**EXERCISE GOAL**
Drop the images; return everything else in the listing below exactly.

####

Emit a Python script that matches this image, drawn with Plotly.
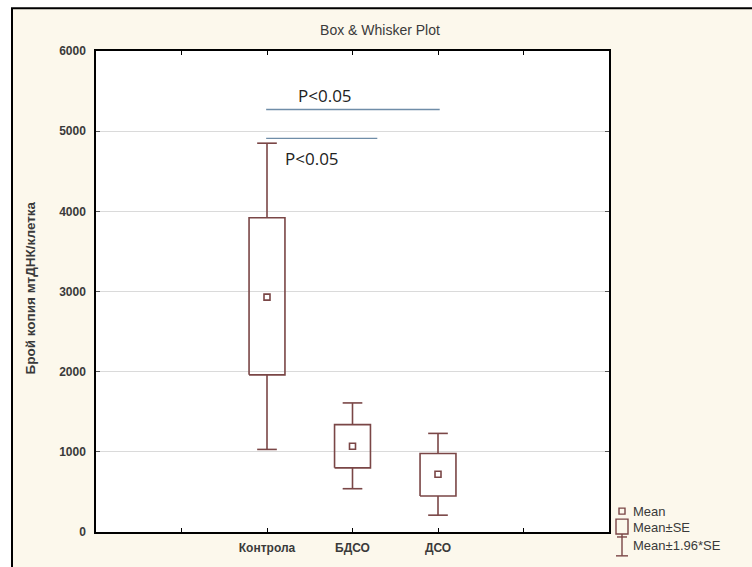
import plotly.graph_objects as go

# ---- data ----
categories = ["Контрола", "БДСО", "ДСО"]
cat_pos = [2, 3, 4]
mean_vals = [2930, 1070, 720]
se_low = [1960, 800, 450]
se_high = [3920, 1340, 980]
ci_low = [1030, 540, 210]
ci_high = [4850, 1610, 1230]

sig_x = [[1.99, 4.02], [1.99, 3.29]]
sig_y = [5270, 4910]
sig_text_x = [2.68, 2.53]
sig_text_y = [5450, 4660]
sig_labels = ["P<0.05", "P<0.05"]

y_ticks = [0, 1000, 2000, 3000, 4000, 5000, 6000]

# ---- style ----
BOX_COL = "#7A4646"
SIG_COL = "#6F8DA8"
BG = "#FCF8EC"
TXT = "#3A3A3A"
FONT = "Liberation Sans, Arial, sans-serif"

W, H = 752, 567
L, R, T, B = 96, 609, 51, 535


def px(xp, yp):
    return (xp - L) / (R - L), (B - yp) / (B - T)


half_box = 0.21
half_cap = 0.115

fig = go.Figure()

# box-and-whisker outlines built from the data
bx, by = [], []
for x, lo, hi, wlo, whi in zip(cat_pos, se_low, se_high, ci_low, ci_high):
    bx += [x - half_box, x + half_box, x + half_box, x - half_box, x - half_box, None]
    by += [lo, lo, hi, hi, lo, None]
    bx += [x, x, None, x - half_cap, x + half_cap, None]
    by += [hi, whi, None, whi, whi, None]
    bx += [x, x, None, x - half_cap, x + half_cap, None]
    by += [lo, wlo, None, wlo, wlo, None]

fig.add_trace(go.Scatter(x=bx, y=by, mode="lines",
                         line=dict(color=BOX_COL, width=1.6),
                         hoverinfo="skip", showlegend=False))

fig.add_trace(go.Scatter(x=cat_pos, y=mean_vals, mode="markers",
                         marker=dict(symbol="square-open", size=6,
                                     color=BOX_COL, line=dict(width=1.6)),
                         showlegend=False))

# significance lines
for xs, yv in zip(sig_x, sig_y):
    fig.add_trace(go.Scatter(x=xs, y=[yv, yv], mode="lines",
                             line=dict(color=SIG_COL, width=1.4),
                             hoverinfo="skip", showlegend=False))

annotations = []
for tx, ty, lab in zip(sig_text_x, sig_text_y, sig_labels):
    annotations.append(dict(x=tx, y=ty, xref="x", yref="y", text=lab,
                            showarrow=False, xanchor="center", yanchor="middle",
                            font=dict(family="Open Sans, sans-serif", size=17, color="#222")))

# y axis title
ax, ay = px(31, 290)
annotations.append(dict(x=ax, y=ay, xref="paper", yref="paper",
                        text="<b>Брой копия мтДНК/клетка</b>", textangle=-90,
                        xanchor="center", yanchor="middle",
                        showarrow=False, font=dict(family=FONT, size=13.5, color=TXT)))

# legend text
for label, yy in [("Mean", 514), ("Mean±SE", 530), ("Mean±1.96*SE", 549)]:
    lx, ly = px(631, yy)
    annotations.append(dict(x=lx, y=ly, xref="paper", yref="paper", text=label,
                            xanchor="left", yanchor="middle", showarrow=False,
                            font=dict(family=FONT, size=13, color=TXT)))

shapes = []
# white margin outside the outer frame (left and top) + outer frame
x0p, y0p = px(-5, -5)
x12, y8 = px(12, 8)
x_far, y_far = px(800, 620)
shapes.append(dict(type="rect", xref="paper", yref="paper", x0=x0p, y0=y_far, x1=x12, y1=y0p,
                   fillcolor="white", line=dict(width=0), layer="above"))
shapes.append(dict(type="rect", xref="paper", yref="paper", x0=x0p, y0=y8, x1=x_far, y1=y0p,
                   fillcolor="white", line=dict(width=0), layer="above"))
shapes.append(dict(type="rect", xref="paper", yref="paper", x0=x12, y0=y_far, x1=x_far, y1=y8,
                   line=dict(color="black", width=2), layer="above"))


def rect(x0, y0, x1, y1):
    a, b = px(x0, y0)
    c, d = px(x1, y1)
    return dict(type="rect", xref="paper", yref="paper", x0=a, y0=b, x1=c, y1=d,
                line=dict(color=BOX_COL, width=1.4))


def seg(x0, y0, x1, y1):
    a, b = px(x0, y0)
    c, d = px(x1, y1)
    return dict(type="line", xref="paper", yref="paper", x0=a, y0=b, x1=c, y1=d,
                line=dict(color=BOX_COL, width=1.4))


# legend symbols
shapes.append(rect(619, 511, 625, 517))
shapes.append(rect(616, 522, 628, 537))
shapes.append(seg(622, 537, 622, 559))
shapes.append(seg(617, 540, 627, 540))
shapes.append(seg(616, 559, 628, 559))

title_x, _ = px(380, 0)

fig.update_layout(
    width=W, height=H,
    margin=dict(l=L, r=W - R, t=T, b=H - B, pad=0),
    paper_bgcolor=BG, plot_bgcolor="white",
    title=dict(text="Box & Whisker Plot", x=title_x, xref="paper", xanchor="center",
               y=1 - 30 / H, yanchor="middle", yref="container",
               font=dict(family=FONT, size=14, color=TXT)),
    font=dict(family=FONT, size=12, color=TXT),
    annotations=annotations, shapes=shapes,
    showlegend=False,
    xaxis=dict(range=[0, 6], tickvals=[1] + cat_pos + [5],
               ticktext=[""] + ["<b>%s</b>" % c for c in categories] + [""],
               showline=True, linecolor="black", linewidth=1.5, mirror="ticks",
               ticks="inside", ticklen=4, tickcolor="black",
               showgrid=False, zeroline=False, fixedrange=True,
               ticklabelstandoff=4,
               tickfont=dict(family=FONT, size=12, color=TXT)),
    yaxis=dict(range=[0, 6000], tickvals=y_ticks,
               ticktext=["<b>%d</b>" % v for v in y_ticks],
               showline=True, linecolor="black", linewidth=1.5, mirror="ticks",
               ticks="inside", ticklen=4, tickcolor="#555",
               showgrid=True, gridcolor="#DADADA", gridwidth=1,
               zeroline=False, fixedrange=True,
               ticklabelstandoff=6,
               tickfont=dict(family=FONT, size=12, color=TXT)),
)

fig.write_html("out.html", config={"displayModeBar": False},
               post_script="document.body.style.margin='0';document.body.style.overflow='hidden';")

####

**ANSWER TO THE TASK**
Emit a Python script that matches this image, drawn with Plotly.
import plotly.graph_objects as go

# ---- data ----
categories = ["Контрола", "БДСО", "ДСО"]
cat_pos = [2, 3, 4]
mean_vals = [2930, 1070, 720]
se_low = [1960, 800, 450]
se_high = [3920, 1340, 980]
ci_low = [1030, 540, 210]
ci_high = [4850, 1610, 1230]

sig_x = [[1.99, 4.02], [1.99, 3.29]]
sig_y = [5270, 4910]
sig_text_x = [2.68, 2.53]
sig_text_y = [5450, 4660]
sig_labels = ["P<0.05", "P<0.05"]

y_ticks = [0, 1000, 2000, 3000, 4000, 5000, 6000]

# ---- style ----
BOX_COL = "#7A4646"
SIG_COL = "#6F8DA8"
BG = "#FCF8EC"
TXT = "#3A3A3A"
FONT = "Liberation Sans, Arial, sans-serif"

W, H = 752, 567
L, R, T, B = 96, 609, 51, 535


def px(xp, yp):
    return (xp - L) / (R - L), (B - yp) / (B - T)


half_box = 0.21
half_cap = 0.115

fig = go.Figure()

# box-and-whisker outlines built from the data
bx, by = [], []
for x, lo, hi, wlo, whi in zip(cat_pos, se_low, se_high, ci_low, ci_high):
    bx += [x - half_box, x + half_box, x + half_box, x - half_box, x - half_box, None]
    by += [lo, lo, hi, hi, lo, None]
    bx += [x, x, None, x - half_cap, x + half_cap, None]
    by += [hi, whi, None, whi, whi, None]
    bx += [x, x, None, x - half_cap, x + half_cap, None]
    by += [lo, wlo, None, wlo, wlo, None]

fig.add_trace(go.Scatter(x=bx, y=by, mode="lines",
                         line=dict(color=BOX_COL, width=1.6),
                         hoverinfo="skip", showlegend=False))

fig.add_trace(go.Scatter(x=cat_pos, y=mean_vals, mode="markers",
                         marker=dict(symbol="square-open", size=6,
                                     color=BOX_COL, line=dict(width=1.6)),
                         showlegend=False))

# significance lines
for xs, yv in zip(sig_x, sig_y):
    fig.add_trace(go.Scatter(x=xs, y=[yv, yv], mode="lines",
                             line=dict(color=SIG_COL, width=1.4),
                             hoverinfo="skip", showlegend=False))

annotations = []
for tx, ty, lab in zip(sig_text_x, sig_text_y, sig_labels):
    annotations.append(dict(x=tx, y=ty, xref="x", yref="y", text=lab,
                            showarrow=False, xanchor="center", yanchor="middle",
                            font=dict(family="Open Sans, sans-serif", size=17, color="#222")))

# y axis title
ax, ay = px(31, 290)
annotations.append(dict(x=ax, y=ay, xref="paper", yref="paper",
                        text="<b>Брой копия мтДНК/клетка</b>", textangle=-90,
                        xanchor="center", yanchor="middle",
                        showarrow=False, font=dict(family=FONT, size=13.5, color=TXT)))

# legend text
for label, yy in [("Mean", 514), ("Mean±SE", 530), ("Mean±1.96*SE", 549)]:
    lx, ly = px(631, yy)
    annotations.append(dict(x=lx, y=ly, xref="paper", yref="paper", text=label,
                            xanchor="left", yanchor="middle", showarrow=False,
                            font=dict(family=FONT, size=13, color=TXT)))

shapes = []
# white margin outside the outer frame (left and top) + outer frame
x0p, y0p = px(-5, -5)
x12, y8 = px(12, 8)
x_far, y_far = px(800, 620)
shapes.append(dict(type="rect", xref="paper", yref="paper", x0=x0p, y0=y_far, x1=x12, y1=y0p,
                   fillcolor="white", line=dict(width=0), layer="above"))
shapes.append(dict(type="rect", xref="paper", yref="paper", x0=x0p, y0=y8, x1=x_far, y1=y0p,
                   fillcolor="white", line=dict(width=0), layer="above"))
shapes.append(dict(type="rect", xref="paper", yref="paper", x0=x12, y0=y_far, x1=x_far, y1=y8,
                   line=dict(color="black", width=2), layer="above"))


def rect(x0, y0, x1, y1):
    a, b = px(x0, y0)
    c, d = px(x1, y1)
    return dict(type="rect", xref="paper", yref="paper", x0=a, y0=b, x1=c, y1=d,
                line=dict(color=BOX_COL, width=1.4))


def seg(x0, y0, x1, y1):
    a, b = px(x0, y0)
    c, d = px(x1, y1)
    return dict(type="line", xref="paper", yref="paper", x0=a, y0=b, x1=c, y1=d,
                line=dict(color=BOX_COL, width=1.4))


# legend symbols
shapes.append(rect(619, 511, 625, 517))
shapes.append(rect(616, 522, 628, 537))
shapes.append(seg(622, 537, 622, 559))
shapes.append(seg(617, 540, 627, 540))
shapes.append(seg(616, 559, 628, 559))

title_x, _ = px(380, 0)

fig.update_layout(
    width=W, height=H,
    margin=dict(l=L, r=W - R, t=T, b=H - B, pad=0),
    paper_bgcolor=BG, plot_bgcolor="white",
    title=dict(text="Box & Whisker Plot", x=title_x, xref="paper", xanchor="center",
               y=1 - 30 / H, yanchor="middle", yref="container",
               font=dict(family=FONT, size=14, color=TXT)),
    font=dict(family=FONT, size=12, color=TXT),
    annotations=annotations, shapes=shapes,
    showlegend=False,
    xaxis=dict(range=[0, 6], tickvals=[1] + cat_pos + [5],
               ticktext=[""] + ["<b>%s</b>" % c for c in categories] + [""],
               showline=True, linecolor="black", linewidth=1.5, mirror="ticks",
               ticks="inside", ticklen=4, tickcolor="black",
               showgrid=False, zeroline=False, fixedrange=True,
               ticklabelstandoff=4,
               tickfont=dict(family=FONT, size=12, color=TXT)),
    yaxis=dict(range=[0, 6000], tickvals=y_ticks,
               ticktext=["<b>%d</b>" % v for v in y_ticks],
               showline=True, linecolor="black", linewidth=1.5, mirror="ticks",
               ticks="inside", ticklen=4, tickcolor="#555",
               showgrid=True, gridcolor="#DADADA", gridwidth=1,
               zeroline=False, fixedrange=True,
               ticklabelstandoff=6,
               tickfont=dict(family=FONT, size=12, color=TXT)),
)

fig.write_html("out.html", config={"displayModeBar": False},
               post_script="document.body.style.margin='0';document.body.style.overflow='hidden';")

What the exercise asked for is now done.